We continue our walk down Canal Street, which, for than a century, was the main shopping district of Greater New Orleans.
Local department stores, such as Maison Blanche (right and below), and national retailers, such as Kress, anchored numerous well-known specialty retailers.
Maison Blanche's original building on Canal Street was demolished around 1908. This distinctive new building was constructed around 1908–1909. At one time there were many medical and dental offices in the top floors.
The Canal Street store was closed in 1982 by the City Stores Company and reopened in 1984. In 1997 work began to use the upper floors as part of a new Ritz-Carlton hotel. However, after Dillard's acquired the store, it was closed. The whole building, along with the neighboring Kress building, is now part of the New Orleans Ritz Carlton, which had a grand opening in 2000.
Samuel H. Kress opened his first "stationery and notions" store in Nanticoke, PA, in 1887. The chain of S. H. Kress & Co. 5-10-25 Cent Stores was established in 1896. Throughout the first half of the twentieth century Kress stores were a familiar sight on "Main Street" in hundreds of cities and towns.
The Kress chain was known for the fine architecture of its buildings. "Samuel H. Kress... envisioned his stores as works of public art that would contribute to the cityscape." A number of former Kress stores are recognized as architectural landmarks and many are listed on the National Register of Historic Places, including this 1913 building (the two photos above).
The hotel was occupied during and immediately after Hurricane Katrina. It suffered considerable damage; the basement was flooded and the electrical systems, laundry, and staff cafeteria were damaged. The Ritz-Carlton reopened on December 4, 2006, after a $106 million refurbishment.
Beginning in the 1970s with the completion of the New Orleans Marriott, Canal Street began to accommodate large convention hotels.
In recent years, Canal street has welcomed the addition of the Ritz-Carlton New Orleans, luxury apartments at 1201 Canal, the New Orleans BioInnovation Center, the Audubon Nature Institute's Audubon Insectarium, and the Astor Crowne Plaza.
The contrast between old and new architec-tural forms, in some views of the buildings within the Central Business District, is striking.
Our photography walk completed, we boarded the Canal Street streetcar to meet our shuttle back to the RV park.
As we neared the next to the last stop before our destination, we came upon this scene. We quickly exited the streetcar to watch the procession for a brief period of time. Being pressed for time, we had to wait until later to read up on the jazz funeral procession.

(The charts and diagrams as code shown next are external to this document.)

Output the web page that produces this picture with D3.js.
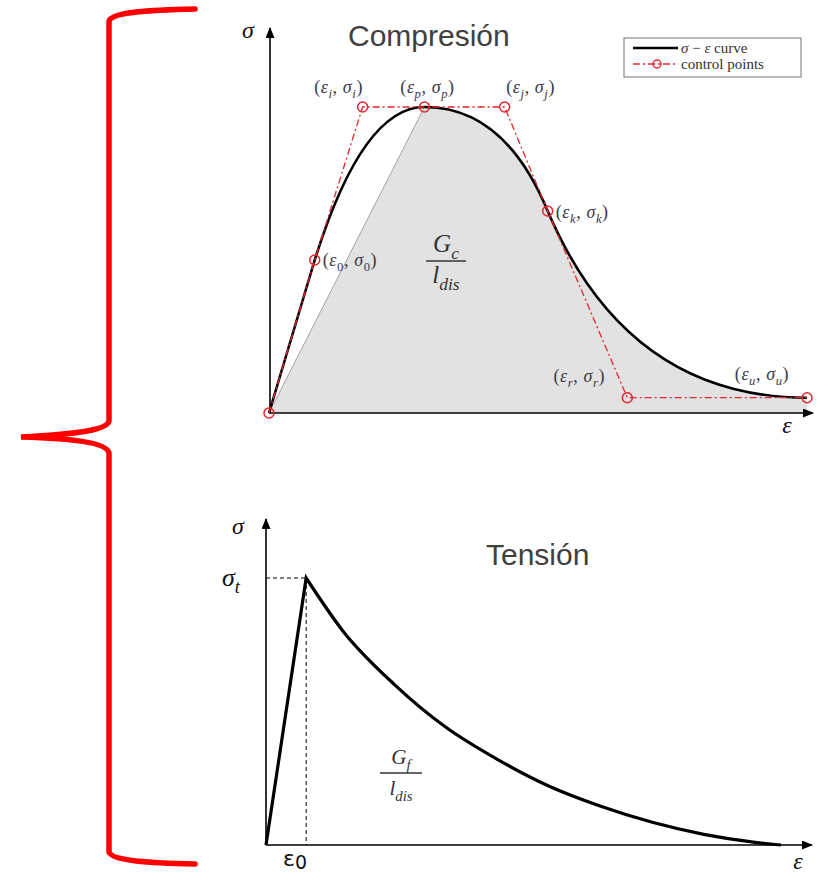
<meta charset="utf-8">
<title>Compresión / Tensión</title>
<style>body{margin:0;background:#fff}</style>
<body>
<script src="https://cdn.jsdelivr.net/npm/d3@7"></script>
<script>
//==================================================================
// data: compression control points (strain units, normalised stress)
var ctrlNames = ["", "0", "i", "p", "j", "k", "r", "u"];
var ctrlEps   = [0, 0.85, 1.74, 2.89, 4.38, 5.18, 6.66, 10];
var ctrlSig   = [0, 0.50, 1.00, 1.00, 1.00, 0.66, 0.05, 0.05];

// data: tension softening curve
var tenEps = [0, 0.78, 1.5, 2.5, 3.5, 4.5, 5.5, 6.5, 7.5, 8.5, 9.5, 10];
var tenSig = [0, 1, 0.80, 0.60, 0.44, 0.32, 0.22, 0.145, 0.085, 0.04, 0.01, 0];

var legendText = [["σ", " − ", "ε", " curve"], ["control points"]];
//==================================================================
var width = 820,
    height = 876;

var red = '#e4262e',
    serif = "'Liberation Serif', 'DejaVu Serif', serif",
    sans = "'Liberation Sans', Arial, sans-serif";

var svg = d3.select("body").append("svg")
    .attr("width", width)
    .attr("height", height)
    .style('display', 'block');

svg.append('defs').append('marker')
    .attr('id', 'arrow')
    .attr('markerUnits', 'userSpaceOnUse')
    .attr('markerWidth', 11).attr('markerHeight', 9)
    .attr('refX', 10).attr('refY', 4.5)
    .attr('orient', 'auto')
  .append('path')
    .attr('d', 'M0,0L11,4.5L0,9Z')
    .style('fill', 'black');

// writes a small math label: parts = [text, italic, subscript]
function mathText(g, x, y, size, anchor, parts, fill, spacing) {
  var t = g.append('text')
      .attr('x', x).attr('y', y)
      .attr('text-anchor', anchor)
      .style('font-family', serif)
      .style('font-size', size + 'px')
      .style('letter-spacing', (spacing || 0) + 'px')
      .style('fill', fill || '#333');
  var shift = 0;
  parts.forEach(function(p) {
    var dy = (p[2] ? size * 0.28 : 0) - shift;
    shift += dy;
    t.append('tspan')
      .attr('dy', dy)
      .style('font-style', p[1] ? 'italic' : 'normal')
      .style('font-size', (p[2] ? size * 0.7 : size) + 'px')
      .text(p[0]);
  });
  return t;
}

function fraction(g, cx, y, size, num, den, barW) {
  mathText(g, cx, y, size, 'middle', num, '#333');
  g.append('line')
    .attr('x1', cx - barW / 2).attr('x2', cx + barW / 2)
    .attr('y1', y + 9).attr('y2', y + 9)
    .style('stroke', '#333').style('stroke-width', 1.4);
  mathText(g, cx, y + 31, size, 'middle', den, '#333');
}

//brace=============================================================
svg.append('path')
    .attr('d', 'M195,9 C150,10 112,12 109,21 L109,421 C107,432 60,435 21,437 ' +
               'C60,438 107,441 109,453 L109,852 C112,861 150,863 195,864')
    .style('fill', 'none')
    .style('stroke', '#ff0000')
    .style('stroke-width', 5.5)
    .style('stroke-linecap', 'round');

//compression=======================================================
var xc = d3.scaleLinear().domain([0, 10]).range([269, 807]);
var yc = d3.scaleLinear().domain([0, 1]).range([413, 107]);
var gc = svg.append('g');

var P = ctrlEps.map(function(e, i) { return [xc(e), yc(ctrlSig[i])]; });

// shaded area: secant to peak, then the curve, back along the axis
var area = d3.path();
area.moveTo(P[0][0], P[0][1]);
area.lineTo(P[3][0], P[3][1]);
area.quadraticCurveTo(P[4][0], P[4][1], P[5][0], P[5][1]);
area.quadraticCurveTo(P[6][0], P[6][1], P[7][0], P[7][1]);
area.lineTo(P[7][0], yc(0));
area.closePath();
gc.append('path').attr('d', area.toString())
    .style('fill', '#e2e2e2');

gc.append('line')
    .attr('x1', P[0][0]).attr('y1', P[0][1])
    .attr('x2', P[3][0]).attr('y2', P[3][1])
    .style('stroke', '#9a9a9a').style('stroke-width', 0.9);

// axes
gc.append('line')
    .attr('x1', xc(0)).attr('y1', yc(0))
    .attr('x2', 813).attr('y2', yc(0))
    .attr('marker-end', 'url(#arrow)')
    .style('stroke', 'black').style('stroke-width', 1.6);
gc.append('line')
    .attr('x1', xc(0) + 1).attr('y1', yc(0))
    .attr('x2', xc(0) + 1).attr('y2', 28)
    .attr('marker-end', 'url(#arrow)')
    .style('stroke', 'black').style('stroke-width', 1.6);

// sigma-epsilon curve
var curve = d3.path();
curve.moveTo(P[0][0], P[0][1]);
curve.lineTo(P[1][0], P[1][1]);
curve.quadraticCurveTo(P[2][0], P[2][1], P[3][0], P[3][1]);
curve.quadraticCurveTo(P[4][0], P[4][1], P[5][0], P[5][1]);
curve.quadraticCurveTo(P[6][0], P[6][1], P[7][0], P[7][1]);
gc.append('path').attr('d', curve.toString())
    .style('fill', 'none')
    .style('stroke', 'black')
    .style('stroke-width', 2.6);

// control polygon
gc.append('path')
    .attr('d', d3.line()(P))
    .style('fill', 'none')
    .style('stroke', red)
    .style('stroke-width', 1.3)
    .style('stroke-dasharray', '7,3,2,3');
gc.selectAll('circle.cp')
    .data(P)
    .enter().append('circle')
    .attr('class', 'cp')
    .attr('cx', function(d) { return d[0]; })
    .attr('cy', function(d) { return d[1]; })
    .attr('r', 5)
    .style('fill', 'none')
    .style('stroke', red)
    .style('stroke-width', 1.5);

// point labels
var labelOff = {
  "0": [8, 6, 'start'], "i": [-24, -14, 'middle'], "p": [3, -14, 'middle'],
  "j": [26, -14, 'middle'], "k": [8, 7, 'start'], "r": [-48, -16, 'middle'],
  "u": [-45, -18, 'middle']
};
ctrlNames.forEach(function(n, i) {
  if (!n) return;
  var o = labelOff[n];
  var sub = n === "0" ? [n, false, true] : [n, true, true];
  mathText(gc, P[i][0] + o[0], P[i][1] + o[1], 18, o[2], [
    ['(', false], ['ε', true], sub, [', ', false], ['σ', true],
    n === "0" ? ['0', false, true] : [n, true, true], [')', false]
  ], '#3a3a48', 0.6);
});

fraction(gc, 446, 252, 25, [['G', true], ['c', true, true]],
         [['l', true], ['dis', true, true]], 40);

mathText(gc, 248, 38, 24, 'middle', [['σ', true]], '#111');
mathText(gc, 787, 433, 24, 'middle', [['ε', true]], '#111');

gc.append('text')
    .attr('x', 348).attr('y', 46)
    .style('font-family', sans)
    .style('font-size', '30px')
    .style('fill', '#404040')
    .text('Compresión');

// legend
var lg = gc.append('g').attr('transform', 'translate(624,38)');
lg.append('rect')
    .attr('width', 177).attr('height', 39)
    .style('fill', 'white')
    .style('stroke', '#8a8a8a').style('stroke-width', 1.2);
lg.append('line')
    .attr('x1', 9).attr('x2', 54).attr('y1', 10).attr('y2', 10)
    .style('stroke', 'black').style('stroke-width', 2.5);
lg.append('line')
    .attr('x1', 9).attr('x2', 54).attr('y1', 26).attr('y2', 26)
    .style('stroke', red).style('stroke-width', 1.3)
    .style('stroke-dasharray', '7,3,2,3');
lg.append('circle')
    .attr('cx', 33).attr('cy', 26).attr('r', 4)
    .style('fill', 'none').style('stroke', red).style('stroke-width', 1.4);
mathText(lg, 57, 15, 15, 'start', legendText[0].map(function(s, i) {
  return [s, i === 0 || i === 2];
}), '#333');
mathText(lg, 57, 31, 15, 'start', [[legendText[1][0], false]], '#333');

//tension===========================================================
var xt = d3.scaleLinear().domain([0, 10]).range([266, 781]);
var yt = d3.scaleLinear().domain([0, 1]).range([845, 578]);
var gt = svg.append('g');

// dashed guides to peak
gt.append('line')
    .attr('x1', xt(0)).attr('x2', xt(tenEps[1]))
    .attr('y1', yt(tenSig[1])).attr('y2', yt(tenSig[1]))
    .style('stroke', 'black').style('stroke-width', 1)
    .style('stroke-dasharray', '4,3');
gt.append('line')
    .attr('x1', xt(tenEps[1])).attr('x2', xt(tenEps[1]))
    .attr('y1', yt(tenSig[1])).attr('y2', yt(0))
    .style('stroke', 'black').style('stroke-width', 1)
    .style('stroke-dasharray', '4,3');

gt.append('line')
    .attr('x1', xt(0)).attr('y1', yt(0))
    .attr('x2', 812).attr('y2', yt(0))
    .attr('marker-end', 'url(#arrow)')
    .style('stroke', 'black').style('stroke-width', 1.6);
gt.append('line')
    .attr('x1', xt(0)).attr('y1', yt(0))
    .attr('x2', xt(0)).attr('y2', 519)
    .attr('marker-end', 'url(#arrow)')
    .style('stroke', 'black').style('stroke-width', 1.6);

var tenPts = tenEps.map(function(e, i) { return [xt(e), yt(tenSig[i])]; });
gt.append('path')
    .attr('d', d3.line()(tenPts.slice(0, 2)) +
               d3.line().curve(d3.curveMonotoneX)(tenPts.slice(1)).replace(/^M/, 'L'))
    .style('fill', 'none')
    .style('stroke', 'black')
    .style('stroke-width', 3.2)
    .style('stroke-linejoin', 'miter');

mathText(gt, 238, 534, 24, 'middle', [['σ', true]], '#111');
mathText(gt, 222, 586, 26, 'start', [['σ', true], ['t', true, true]], '#111');
mathText(gt, 798, 869, 24, 'middle', [['ε', true]], '#111');
gt.append('text')
    .attr('x', 283).attr('y', 866)
    .style('font-family', "'DejaVu Sans', sans-serif")
    .style('font-size', '22px')
    .style('fill', '#111')
    .text('ε')
  .append('tspan')
    .attr('dy', 3)
    .style('font-size', '19px')
    .text('0');

fraction(gt, 401, 764, 21, [['G', true], ['f', true, true]],
         [['l', true], ['dis', true, true]], 42);

gt.append('text')
    .attr('x', 486).attr('y', 565)
    .style('font-family', sans)
    .style('font-size', '30px')
    .style('fill', '#404040')
    .text('Tensión');
</script>
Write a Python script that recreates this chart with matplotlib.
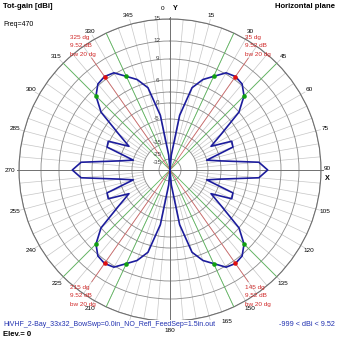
import numpy as np
import matplotlib.pyplot as plt

# horizontal-plane gain, every 5 deg, bearing clockwise from Y
ANGLES = list(range(0, 360, 5))
GAIN = [-999, -25, -3.6, 4.8, 6.9, 7.9, 9.2, 9.52, 9.2, 8.1, 6.0, -1.4, -6.4, 0.3, 0.0, -10.0, -4.6, 5.8,
        7.1, 5.8, -4.6, -10.0, 0.0, 0.3, -6.4, -1.4, 6.0, 8.1, 9.2, 9.52, 9.2, 7.9, 6.9, 4.8, -3.6, -25,
        -999, -25, -3.6, 4.8, 6.9, 7.9, 9.2, 9.52, 9.2, 8.1, 6.0, -1.4, -6.4, 0.3, 0.0, -10.0, -4.6, 5.8,
        7.1, 5.8, -4.6, -10.0, 0.0, 0.3, -6.4, -1.4, 6.0, 8.1, 9.2, 9.52, 9.2, 7.9, 6.9, 4.8, -3.6, -25]

PEAK_DIRS = [35, 145, 215, 325]
PEAK_GAIN = 9.52
BEAMWIDTH = 20
EDGE_DIRS = [25, 45, 135, 155, 205, 225, 315, 335]

RINGS = [15, 12, 9, 6, 3, 0, -5, -10, -15, -30]
RING_LABELS = [15, 12, 9, 6, 0, -5, -15, -25, -35]
# 195 sits completely under the file name in the original, so it is not drawn
ANGLE_LABELS = [a for a in range(0, 360, 15) if a != 195]

# radial scale of the plot (dB -> fraction of outer radius)
SCALE_DB = [-60, -35, -30, -25, -20, -15, -10, -5, 0, 3, 6, 9, 12, 15]
SCALE_R = np.array([0, 8, 11, 15, 20, 27, 38, 51, 67, 78, 90, 111, 129, 151]) / 151.0


def fwd(db):
    db = np.asarray(db, float)
    r = np.interp(db, SCALE_DB, SCALE_R)
    return np.where(db > 15, np.exp(0.052 * (db - 15)), r)


def inv(r):
    r = np.asarray(r, float)
    db = np.interp(r, SCALE_R, SCALE_DB)
    return np.where(r > 1, 15 + np.log(np.maximum(r, 1e-9)) / 0.052, db)


W = 339.0
fig = plt.figure(figsize=(3.39, 3.39), dpi=100)
fig.patch.set_facecolor('white')
plt.rcParams['font.family'] = ['Liberation Sans', 'DejaVu Sans']

ax = fig.add_axes([19 / W, 18 / W, 302 / W, 302 / W], projection='polar')
ax.set_theta_zero_location('N')
ax.set_theta_direction(-1)
ax.set_rscale('function', functions=(fwd, inv))
ax.set_rlim(-60, 15)
ax.set_thetagrids([])
ax.set_rgrids(RINGS, labels=[''] * len(RINGS))
ax.yaxis.grid(True, color='#8a8a8a', lw=0.6)
ax.spines['polar'].set_color('#707070')
ax.spines['polar'].set_linewidth(0.8)

# spokes, every 5 deg, starting at the -15 ring
for a in range(0, 360, 5):
    if a % 90 == 0:
        continue
    r_end = 15.6 if a % 15 == 0 else 15
    ax.plot([np.radians(a)] * 2, [-15, r_end], color='#c6c6c6', lw=0.5, zorder=1, clip_on=False)

# main axes
for a in [0, 90, 180, 270]:
    ax.plot([np.radians(a)] * 2, [-60, 15.3], color='#707070', lw=0.7, zorder=2, clip_on=False)

th = np.radians(ANGLES + [360])
g = np.array(GAIN + [GAIN[0]])

# beamwidth and peak direction lines
for a in EDGE_DIRS:
    ax.plot([np.radians(a)] * 2, [-60, 15], color='#5cb85c', lw=0.6, zorder=3)
for a in PEAK_DIRS:
    ax.plot([np.radians(a)] * 2, [-60, 13], color='#d06a6a', lw=0.6, zorder=3)

ax.plot(th, g, color='#1c1c9c', lw=1.2, zorder=5)

edge_gain = np.interp(EDGE_DIRS, ANGLES + [360], list(g))
ax.plot(np.radians(EDGE_DIRS), edge_gain, 'o', color='#10a010', ms=3.3, mec='none', zorder=6)
ax.plot(np.radians(PEAK_DIRS), [PEAK_GAIN] * len(PEAK_DIRS), 'o', color='#e01010', ms=3.3, mec='none', zorder=6)

# peak annotations
red = '#d02828'
for a in PEAK_DIRS:
    lines = [f'{a} dg', f'{PEAK_GAIN:.2f} dB', f'bw {BEAMWIDTH} dg']
    dx = -3 if a < 180 else -22
    if a in (35, 325):
        dys = [21, 13, 4]
    else:
        dys = [-6, -14, -23]
    for txt, dy in zip(lines, dys):
        ax.annotate(txt, xy=(np.radians(a), 13), xytext=(dx, dy), textcoords='offset pixels',
                    ha='left', va='center', fontsize=4.6, color=red, zorder=7)

# radial labels
for v in RING_LABELS:
    ax.annotate(str(v), xy=(0, v), xytext=(-13, 0), textcoords='offset pixels',
                ha='center', va='center', fontsize=4.5, color='#404040', zorder=7)

# angle labels
for a in ANGLE_LABELS:
    if a == 0:
        ax.annotate('0', xy=(0, 15), xytext=(-7, 10), textcoords='offset pixels',
                    ha='center', va='center', fontsize=4.6, annotation_clip=False)
        ax.annotate('Y', xy=(0, 15), xytext=(5, 10), textcoords='offset pixels',
                    ha='center', va='center', fontsize=5.2, fontweight='bold', annotation_clip=False)
        continue
    if a == 90:
        ax.annotate('90', xy=(np.radians(90), 15), xytext=(6, 2), textcoords='offset pixels',
                    ha='center', va='center', fontsize=4.6, annotation_clip=False)
        ax.annotate('X', xy=(np.radians(90), 15), xytext=(6, -9), textcoords='offset pixels',
                    ha='center', va='center', fontsize=5.2, fontweight='bold', annotation_clip=False)
        continue
    if a == 165:
        # nudged right so it clears the file name below the plot
        ax.annotate('165', xy=(np.radians(a), 15), xytext=(18, -6), textcoords='offset pixels',
                    ha='center', va='center', fontsize=4.6, annotation_clip=False)
        continue
    ax.text(np.radians(a), 16.15, str(a), ha='center', va='center', fontsize=4.6, clip_on=False)

# header / footer text
fig.text(3 / W, 1 - 6 / W, 'Tot-gain [dBi]', fontsize=5.6, fontweight='bold', va='center')
fig.text(335 / W, 1 - 7 / W, 'Horizontal plane', fontsize=5.6, fontweight='bold', va='center', ha='right')
fig.text(3 / W, 1 - 25 / W, 'Freq=470', fontsize=5.0, va='center')
fig.text(3 / W, 1 - 324 / W, 'HiVHF_2-Bay_33x32_BowSwp=0.0in_NO_Refl_FeedSep=1.5in.out', fontsize=5.0,
         color='#2030b0', va='center', zorder=10,
         bbox=dict(facecolor='white', edgecolor='none', pad=0.3))
fig.text(335 / W, 1 - 324 / W, '-999 < dBi < 9.52', fontsize=5.2, color='#2030b0', va='center', ha='right')
fig.text(3 / W, 1 - 335 / W, 'Elev.= 0', fontsize=5.6, fontweight='bold', va='center')

fig.savefig('out.png', dpi=100)
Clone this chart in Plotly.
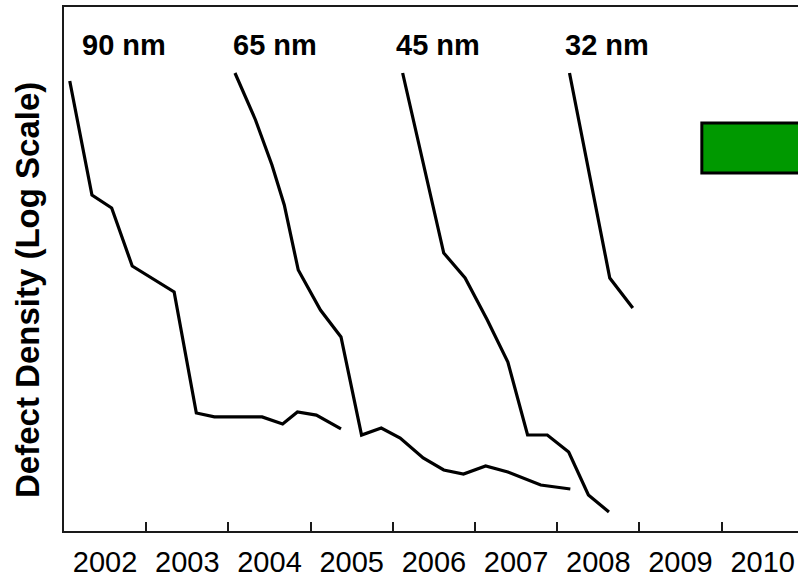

According to neworleans online.com, "When slaves were brought to America, the idea of providing a proper burial to your fellow brother or sister remained strong. As time passed, these same concepts that were rooted in African ideology became one of the basic principles of the social and pleasure club. As did many fraternal orders and lodges, the social and pleasure club guaranteed proper burial conditions to any member who passed. These organizations were precursors to debit insurance companies and the concept of burial insurance.
"The practice of having music during funeral processions, Danny Barker said, was added to the basic African pattern of celebration for most aspects of life, including death. As the brass band became increasingly popular during the early 18th century, they were frequently called on to play processional music. Eileen Southern in The Music of Black Americans wrote, 'On the way to the cemetery it was customary to play very slowly and mournfully a dirge, or an 'old Negro spiritual' such as 'Nearer My God to Thee,' but on the return from the cemetery, the band would strike up a rousing, 'When the Saints Go Marching In,' or a ragtime song such as 'Didn't He Ramble'.'
"Sidney Bechet, the renowned New Orleans jazzman, after observing the celebrations of the jazz funeral, stated, 'Music here is as much a part of death as it is of life.'
"The traditional New Orleans jazz funeral is as much a part of the fabric and rich cultural traditions of New Orleans as red beans and rice."
And another custom is that of dancing. The "Second Line" is a two-step of sorts, and is quintessential New Orleans. Dancers wave around handkerchiefs or umbrellas as they move to the beat in a front and back motion.
It was brief, but it was another glimpse into the culture of Nawlins'.